The common thread is that the education is designed for the people who actually govern family wealth, not repurposed from content written for investment professionals.
We provide ongoing education outside the governance meeting agenda, so that learning does not compete with decision-making. This takes three forms.
Workshops
Allow family members to explore specific topics in more depth than a governance meeting permits. These might focus on a forthcoming strategic asset allocation review, an emerging asset class the family is considering, or the governance implications of a generational transition. We schedule these in the lead-up to significant decisions, so the family arrives better prepared.
Research publications
Give family members access to our thinking on the issues that matter to institutional investors in New Zealand, from how different adviser business models create different incentives to the frameworks for evaluating manager performance. These are written to be genuinely useful to non-specialist readers: practical frameworks, clear analysis, and specific takeaways.
Webinars
Provide a flexible format for family members to stay current with developments in investment markets, governance best practice, and the practical aspects of managing a family's investment portfolio, without requiring travel or a significant time commitment.
How We Work with Family Offices
The level of investment support we provide is shaped by each family's governance needs, the complexity of the portfolio, and where the family sits on the governance progression.
Advice Only
We provide independent investment advice, research, and governance frameworks. The family makes all investment decisions and manages implementation through their existing advisers. This works well for families with strong investment capability who want an independent perspective, or for families at the beginning of their governance journey who want to understand their options before committing to a deeper relationship.
Partial Delegation
The family sets strategic direction, risk appetite, and any values or exclusion requirements. We handle the elements the family chooses to delegate: manager selection and monitoring, portfolio rebalancing, transition management, or governance reporting. The scope is documented and can be adjusted as the family's governance evolves.
Full Delegation
The family establishes the governance parameters: risk appetite, investment objectives, values framework, and any constraints. We are accountable for the investment function within those parameters: portfolio construction, manager oversight, implementation, and reporting. The family maintains governance oversight and the authority to adjust the framework at any time.

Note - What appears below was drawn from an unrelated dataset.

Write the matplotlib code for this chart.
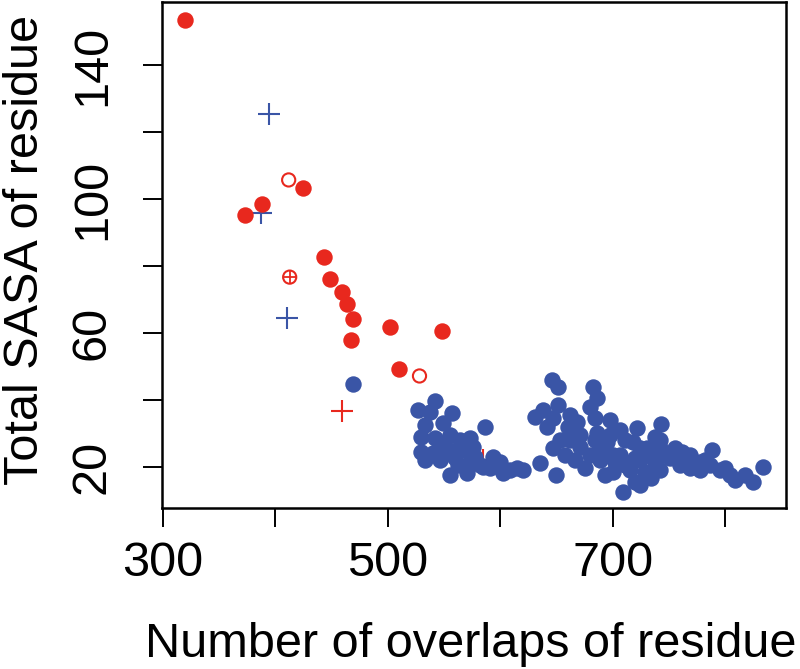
import matplotlib
matplotlib.use("Agg")
import matplotlib.pyplot as plt

RED = "#E8281E"
BLUE = "#3A55A6"

# Red filled circles
red_x = [319.5, 372.8, 387.9, 424.3, 443.0, 448.3, 459.0, 463.4, 468.7, 467.0, 501.6, 548.6, 509.6]
red_y = [153.3, 95.2, 98.5, 103.3, 82.7, 76.1, 72.2, 68.7, 64.2, 57.9, 61.8, 60.6, 49.3]

# Red open circles
red_open_x = [411.9, 528.2]
red_open_y = [105.7, 47.2]

# Red circle-plus
red_cplus_x = [412.8]
red_cplus_y = [76.7]

# Red plus
red_plus_x = [459.0, 585.0]
red_plus_y = [36.7, 22.0]

# Blue plus
blue_plus_x = [394.1, 387.0, 410.1]
blue_plus_y = [125.4, 95.8, 64.5]

# Blue filled circles
blue_x = [468.7,
          542.4, 527.3, 557.5, 533.5, 549.5, 586.8, 529.1, 542.4, 555.7, 573.5,
          529.1, 540.6, 554.0, 567.3, 576.2, 573.5, 555.7, 570.8, 593.9, 591.3,
          602.8, 615.2, 582.4, 562.8,
          646.3, 651.6, 682.7, 686.3, 680.1, 651.6, 638.3, 631.2, 647.2, 662.3,
          668.5, 641.9, 660.5, 684.5, 697.8, 686.3, 721.8, 647.2, 671.2, 635.7,
          620.6, 649.9, 675.6, 688.9, 700.5, 700.5, 718.2, 709.4, 720.0, 730.7,
          695.2,
          743.1, 737.8, 788.4, 833.7, 824.8, 808.8, 761.8, 777.7, 795.5,
          688.9, 706.7, 711.1, 724.5, 737.8, 751.1, 760.0, 768.9, 786.6, 742.2,
          728.9, 715.6, 693.4, 684.5, 697.8, 711.1, 724.5, 742.2, 706.7, 680.1,
          666.8, 746.7, 777.7, 804.4,
          546.6, 559.9, 600.1, 609.0, 533.5, 546.6, 564.4, 537.7,
          585.0, 577.9,
          768.9, 782.2, 800.0, 817.7, 742.2, 755.5, 733.6, 720.0, 702.3, 693.4,
          733.6, 724.5, 671.2, 662.3, 657.9, 653.4]
blue_y = [44.8,
          39.7, 37.0, 36.1, 32.5, 33.1, 31.9, 29.0, 28.7, 29.6, 28.7,
          24.5, 24.2, 25.1, 25.1, 26.0, 21.5, 17.6, 18.2, 23.0, 19.7,
          18.2, 19.7, 20.6, 20.6,
          46.0, 43.9, 43.9, 40.6, 37.9, 38.5, 37.0, 34.9, 34.6, 35.5,
          33.4, 31.9, 31.9, 34.6, 34.0, 30.1, 31.6, 25.7, 26.0, 21.2,
          19.1, 17.6, 19.7, 25.7, 23.6, 18.5, 27.5, 12.5, 15.5, 25.7,
          27.5,
          32.8, 29.0, 25.1, 20.0, 15.5, 16.1, 24.5, 21.5, 19.1,
          22.1, 23.6, 20.6, 22.1, 21.5, 22.7, 20.6, 19.7, 20.6, 19.1,
          18.5, 19.1, 17.6, 28.1, 29.6, 28.1, 25.7, 25.7, 31.0, 23.6,
          22.1, 23.6, 19.1, 17.6,
          22.1, 22.7, 21.5, 19.1, 22.1, 26.6, 28.1, 36.4,
          20.0, 23.0,
          23.6, 22.1, 19.7, 17.6, 28.1, 25.7, 24.5, 22.7, 21.5, 23.6,
          16.7, 14.6, 29.6, 28.1, 23.6, 28.1]

x_ticks = [300, 400, 500, 600, 700, 800]
x_labels = ["300", "", "500", "", "700", ""]
y_ticks = [20, 40, 60, 80, 100, 120, 140]
y_labels = ["20", "", "60", "", "100", "", "140"]

plt.rcParams["font.family"] = ["Liberation Sans", "DejaVu Sans"]

fig = plt.figure(figsize=(8, 6.69), dpi=100)
ax = fig.add_axes([162 / 800, 1 - 508 / 669, (786 - 162) / 800, (508 - 2) / 669])

ax.scatter(red_plus_x, red_plus_y, marker="+", s=270, color=RED, linewidths=1.5, zorder=2)
ax.scatter(blue_plus_x, blue_plus_y, marker="+", s=270, color=BLUE, linewidths=1.5, zorder=2)
ax.scatter(blue_x, blue_y, marker="o", s=140, color=BLUE, linewidths=0, zorder=3)
ax.scatter(red_x, red_y, marker="o", s=140, color=RED, linewidths=0, zorder=4)
ax.scatter(red_open_x, red_open_y, marker="o", s=90, facecolors="none", edgecolors=RED,
           linewidths=1.5, zorder=4)
ax.scatter(red_cplus_x, red_cplus_y, marker="o", s=90, facecolors="none", edgecolors=RED,
           linewidths=1.5, zorder=4)
ax.scatter(red_cplus_x, red_cplus_y, marker="+", s=90, color=RED, linewidths=1.3, zorder=4)

ax.set_xlim(299.3, 854)
ax.set_ylim(7.8, 158.8)
ax.set_xticks(x_ticks)
ax.set_xticklabels(x_labels)
ax.set_yticks(y_ticks)
ax.set_yticklabels(y_labels, rotation=90, va="center")

for sp in ax.spines.values():
    sp.set_linewidth(1.8)
ax.tick_params(axis="both", length=14, width=1.4, direction="out", labelsize=35)
ax.tick_params(axis="x", pad=10)
ax.tick_params(axis="y", pad=20)

fig.text(471 / 800, 1 - 657 / 669, "Number of overlaps of residue", ha="center",
         va="baseline", fontsize=35)
fig.text(3 / 800, 1 - 250 / 669, "Total SASA of residue", ha="left", va="center",
         rotation=90, fontsize=35)

fig.savefig("out.png", dpi=100)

In all three models, the family retains governance authority. What changes is how much of the investment function the family handles directly. The right model is the one that fits where the family is now, with the flexibility to evolve as the family's governance matures.
We treat privacy as a foundational requirement. Our reporting, communications, and governance processes are designed for confidentiality. We do not publish client lists, reference family office clients by name, or discuss one family's arrangements with another. For many families, the willingness of an advisory partner to treat discretion with genuine seriousness is not a secondary consideration. It is a prerequisite.